> _GIVEN INSTRUCTION_
Beginning with the first line, set down every line through the one containing "const gridColor = '#d9d9d9';", exactly as it appears, but not the pictures.

--- start EXTRACTED RECORDS ---

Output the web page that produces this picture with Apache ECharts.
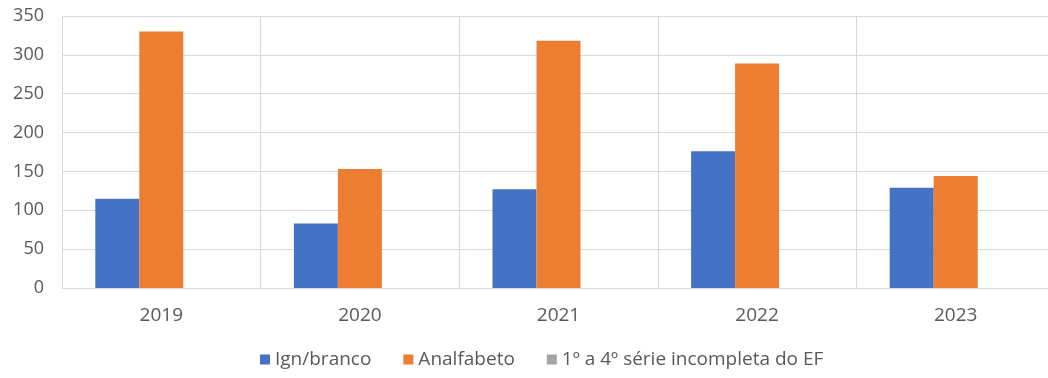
<!DOCTYPE html>
<html>
<head>
<meta charset="utf-8">
<script src="https://cdn.jsdelivr.net/npm/echarts@6/dist/echarts.min.js"></script>
<style>
  html, body { margin: 0; padding: 0; background: #ffffff; overflow: hidden; }
  /* the plot area runs a few pixels past the visible right edge */
  #chart { width: 1056px; height: 378px; }
</style>
</head>
<body>
<div id="chart"></div>
<script>
// Years on the category axis
const years = ['2019', '2020', '2021', '2022', '2023'];
// Counts per schooling level
const ignBranco = [115, 83, 127, 176, 129];
const analfabeto = [330, 153, 318, 289, 144];
const serieIncompleta = [0, 0, 0, 0, 0];
// Value axis ticks
const yTicks = [0, 50, 100, 150, 200, 250, 300, 350];

const seriesNames = ['Ign/branco', 'Analfabeto', '1º a 4º série incompleta do EF'];
const seriesColors = ['#4472c4', '#ed7d31', '#a5a5a5'];
const seriesData = [ignBranco, analfabeto, serieIncompleta];

const fontFamily = '"Open Sans", "Liberation Sans", sans-serif';
const textColor = '#595959';
const gridColor = '#d9d9d9';

const chart = echarts.init(document.getElementById('chart'), null, { renderer: 'canvas' });
chart.setOption({
  animation: false,
  backgroundColor: '#ffffff',
  grid: { left: 62, right: 1, top: 16, bottom: 90, containLabel: false },
  legend: {
    bottom: 4,
    left: 255,
    itemWidth: 10,
    itemHeight: 10,
    itemGap: 32,
    icon: 'rect',
    textStyle: { color: textColor, fontSize: 19, fontFamily: fontFamily },
    data: seriesNames
  },
  xAxis: {
    type: 'category',
    data: years,
    axisLine: { show: true, lineStyle: { color: gridColor, width: 1 } },
    axisTick: { show: false },
    splitLine: { show: true, lineStyle: { color: gridColor, width: 1 } },
    axisLabel: { color: textColor, fontSize: 19, fontFamily: fontFamily, margin: 18 }
  },
  yAxis: {
    type: 'value',
    min: yTicks[0],
    max: yTicks[yTicks.length - 1],
    interval: yTicks[1] - yTicks[0],
    axisLine: { show: false },
    axisTick: { show: false },
    splitLine: { show: true, lineStyle: { color: gridColor, width: 1 } },
    axisLabel: { color: textColor, fontSize: 18, fontFamily: fontFamily, margin: 18 }
  },
  series: seriesNames.map((name, i) => ({
    name: name,
    type: 'bar',
    data: seriesData[i],
    barWidth: 44,
    barGap: '0%',
    itemStyle: { color: seriesColors[i] }
  }))
});
</script>
</body>
</html>
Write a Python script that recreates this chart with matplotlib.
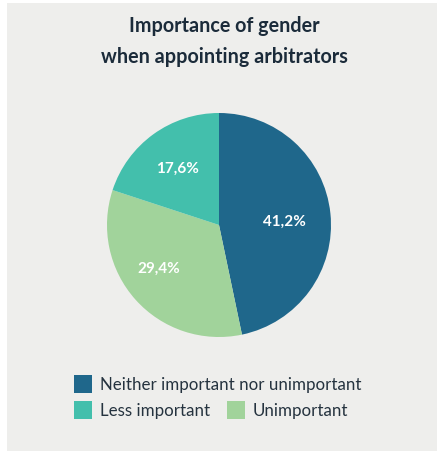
import matplotlib
matplotlib.use("Agg")
import matplotlib.pyplot as plt
from matplotlib.patches import Rectangle
import numpy as np

categories = ["Neither important nor unimportant", "Unimportant", "Less important"]
values = [41.2, 29.4, 17.6]
value_labels = ["41,2%", "29,4%", "17,6%"]
colors = ["#1f678b", "#a1d39b", "#43bfac"]
title = "Importance of gender\nwhen appointing arbitrators"

W, H = 437, 452
DPI = 100
plt.rcParams["font.family"] = ["Lato", "DejaVu Sans"]

fig = plt.figure(figsize=(W / DPI, H / DPI), dpi=DPI, facecolor="white")

# Grey card behind the chart
fig.patches.append(Rectangle((7 / W, 0), (W - 7) / W, (H - 4) / H,
                             transform=fig.transFigure, facecolor="#eeeeec",
                             edgecolor="none", zorder=-5))

def fx(px):
    return px / W

def fy(py):
    return 1 - py / H

fig.text(fx(224), fy(41.5), title, ha="center", va="center", fontsize=14.2,
         fontweight="bold", color="#1b2b3a", linespacing=1.72)

# Pie
cx, cy, r = 219, 226, 112
ax = fig.add_axes([fx(cx - r), fy(cy + r), 2 * r / W, 2 * r / H])
ax.set_zorder(2)
wedges, _ = ax.pie(values, colors=colors, startangle=90, counterclock=False,
                   wedgeprops=dict(linewidth=0))
ax.set_xlim(-1, 1)
ax.set_ylim(-1, 1)
ax.set_aspect("auto")
ax.axis("off")

# Percentage labels placed along each wedge's bisector
label_r = [0.59, 0.66, 0.63]
label_shift = [-2, -6, 0]
for w, lab, lr, sh in zip(wedges, value_labels, label_r, label_shift):
    mid = np.deg2rad((w.theta1 + w.theta2) / 2 + sh)
    ax.text(lr * np.cos(mid), lr * np.sin(mid), lab, ha="center", va="center",
            fontsize=11, fontweight="bold", color="white")

# Legend: first row one entry, second row two entries
legend_rows = [
    [(0, 74)],
    [(2, 74), (1, 227)],
]
row_y = [385, 411]
sq = 18
for row, yc in zip(legend_rows, row_y):
    for idx, x0 in row:
        fig.patches.append(Rectangle((fx(x0), fy(yc + sq / 2)), sq / W, sq / H,
                                     transform=fig.transFigure,
                                     facecolor=colors[idx], edgecolor="none"))
        fig.text(fx(x0 + 26), fy(yc), categories[idx], ha="left", va="center",
                 fontsize=12.2, color="#25333f")

fig.savefig("out.png", dpi=DPI, facecolor="white")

--- end EXTRACTED RECORDS ---

> _THE COMPLETED TASK_
Output the web page that produces this picture with Apache ECharts.
<!DOCTYPE html>
<html>
<head>
<meta charset="utf-8">
<script src="https://cdn.jsdelivr.net/npm/echarts@6/dist/echarts.min.js"></script>
<style>
  html, body { margin: 0; padding: 0; background: #ffffff; overflow: hidden; }
  /* the plot area runs a few pixels past the visible right edge */
  #chart { width: 1056px; height: 378px; }
</style>
</head>
<body>
<div id="chart"></div>
<script>
// Years on the category axis
const years = ['2019', '2020', '2021', '2022', '2023'];
// Counts per schooling level
const ignBranco = [115, 83, 127, 176, 129];
const analfabeto = [330, 153, 318, 289, 144];
const serieIncompleta = [0, 0, 0, 0, 0];
// Value axis ticks
const yTicks = [0, 50, 100, 150, 200, 250, 300, 350];

const seriesNames = ['Ign/branco', 'Analfabeto', '1º a 4º série incompleta do EF'];
const seriesColors = ['#4472c4', '#ed7d31', '#a5a5a5'];
const seriesData = [ignBranco, analfabeto, serieIncompleta];

const fontFamily = '"Open Sans", "Liberation Sans", sans-serif';
const textColor = '#595959';
const gridColor = '#d9d9d9';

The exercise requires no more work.